[Start]
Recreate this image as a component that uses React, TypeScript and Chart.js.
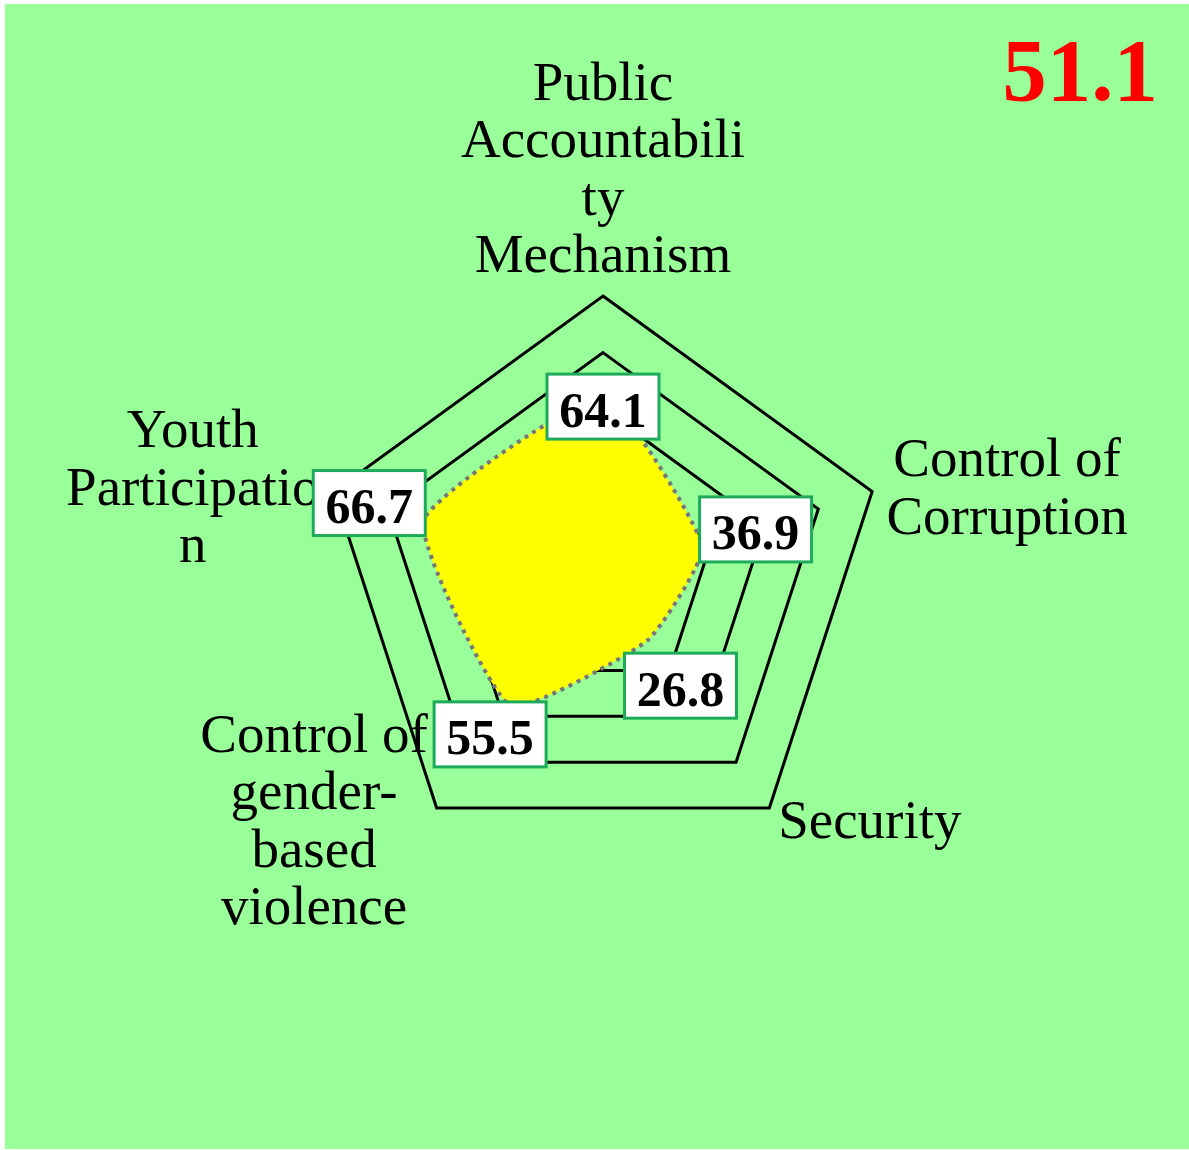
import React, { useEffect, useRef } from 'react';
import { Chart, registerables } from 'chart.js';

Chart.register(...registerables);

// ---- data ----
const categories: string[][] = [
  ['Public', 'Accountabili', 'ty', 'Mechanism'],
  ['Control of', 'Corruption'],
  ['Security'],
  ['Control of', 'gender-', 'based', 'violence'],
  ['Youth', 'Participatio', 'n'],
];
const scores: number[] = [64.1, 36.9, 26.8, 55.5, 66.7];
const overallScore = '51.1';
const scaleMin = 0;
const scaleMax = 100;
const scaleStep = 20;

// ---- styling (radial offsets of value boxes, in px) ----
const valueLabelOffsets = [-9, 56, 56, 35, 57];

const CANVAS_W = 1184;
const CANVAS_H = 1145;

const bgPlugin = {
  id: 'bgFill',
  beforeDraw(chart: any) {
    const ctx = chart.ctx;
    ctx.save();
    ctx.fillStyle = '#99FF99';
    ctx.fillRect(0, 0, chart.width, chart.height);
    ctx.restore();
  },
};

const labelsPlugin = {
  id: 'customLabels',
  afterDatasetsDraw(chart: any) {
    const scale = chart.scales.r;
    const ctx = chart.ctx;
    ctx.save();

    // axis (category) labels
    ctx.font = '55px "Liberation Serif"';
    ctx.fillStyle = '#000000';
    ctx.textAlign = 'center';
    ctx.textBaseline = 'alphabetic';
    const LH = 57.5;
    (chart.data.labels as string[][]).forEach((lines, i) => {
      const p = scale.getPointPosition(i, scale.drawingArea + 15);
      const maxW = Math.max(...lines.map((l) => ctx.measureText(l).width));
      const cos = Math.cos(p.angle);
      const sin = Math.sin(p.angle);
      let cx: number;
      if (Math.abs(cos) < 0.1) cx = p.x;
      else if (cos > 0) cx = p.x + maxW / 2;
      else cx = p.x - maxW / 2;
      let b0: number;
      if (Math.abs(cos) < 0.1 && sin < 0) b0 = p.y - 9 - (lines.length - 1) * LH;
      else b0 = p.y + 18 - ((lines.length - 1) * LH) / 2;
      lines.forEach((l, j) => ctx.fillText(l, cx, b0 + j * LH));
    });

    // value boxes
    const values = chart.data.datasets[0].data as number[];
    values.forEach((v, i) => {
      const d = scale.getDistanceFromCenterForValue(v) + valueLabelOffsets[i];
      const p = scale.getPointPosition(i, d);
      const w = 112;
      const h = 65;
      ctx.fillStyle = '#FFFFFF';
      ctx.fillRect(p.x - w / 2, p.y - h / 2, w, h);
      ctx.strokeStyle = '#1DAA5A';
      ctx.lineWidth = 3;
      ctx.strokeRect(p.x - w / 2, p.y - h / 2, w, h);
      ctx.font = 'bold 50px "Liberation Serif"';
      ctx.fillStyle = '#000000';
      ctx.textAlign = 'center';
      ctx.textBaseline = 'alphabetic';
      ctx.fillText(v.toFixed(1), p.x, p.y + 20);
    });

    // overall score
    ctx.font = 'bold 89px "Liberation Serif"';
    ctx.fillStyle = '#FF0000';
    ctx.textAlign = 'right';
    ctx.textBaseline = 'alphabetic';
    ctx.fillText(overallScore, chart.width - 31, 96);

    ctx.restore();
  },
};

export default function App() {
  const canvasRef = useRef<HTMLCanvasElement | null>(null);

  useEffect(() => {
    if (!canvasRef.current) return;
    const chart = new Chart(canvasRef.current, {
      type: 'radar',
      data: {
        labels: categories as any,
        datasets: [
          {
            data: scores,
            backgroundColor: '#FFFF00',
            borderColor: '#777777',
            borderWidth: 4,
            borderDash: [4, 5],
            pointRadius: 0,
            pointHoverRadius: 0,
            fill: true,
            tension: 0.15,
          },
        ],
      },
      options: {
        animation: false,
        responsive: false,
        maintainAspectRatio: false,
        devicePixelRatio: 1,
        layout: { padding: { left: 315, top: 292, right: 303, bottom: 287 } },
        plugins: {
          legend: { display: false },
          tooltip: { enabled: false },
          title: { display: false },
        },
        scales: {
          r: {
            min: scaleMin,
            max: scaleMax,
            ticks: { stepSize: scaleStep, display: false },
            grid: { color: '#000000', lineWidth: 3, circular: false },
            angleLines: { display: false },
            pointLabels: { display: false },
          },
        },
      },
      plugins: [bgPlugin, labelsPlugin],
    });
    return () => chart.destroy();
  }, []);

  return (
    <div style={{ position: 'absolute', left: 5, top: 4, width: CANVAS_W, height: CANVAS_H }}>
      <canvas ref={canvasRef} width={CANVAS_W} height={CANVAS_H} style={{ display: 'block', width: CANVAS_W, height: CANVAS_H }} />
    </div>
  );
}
[End]
**What is asked**
Omit the pictures, then repeat exactly each line from the beginning of the listing through the line with "Chart.register(...registerables);".

**Right answer**
Recreate this image as a component that uses React, TypeScript and Chart.js.
import React, { useEffect, useRef } from 'react';
import { Chart, registerables } from 'chart.js';

Chart.register(...registerables);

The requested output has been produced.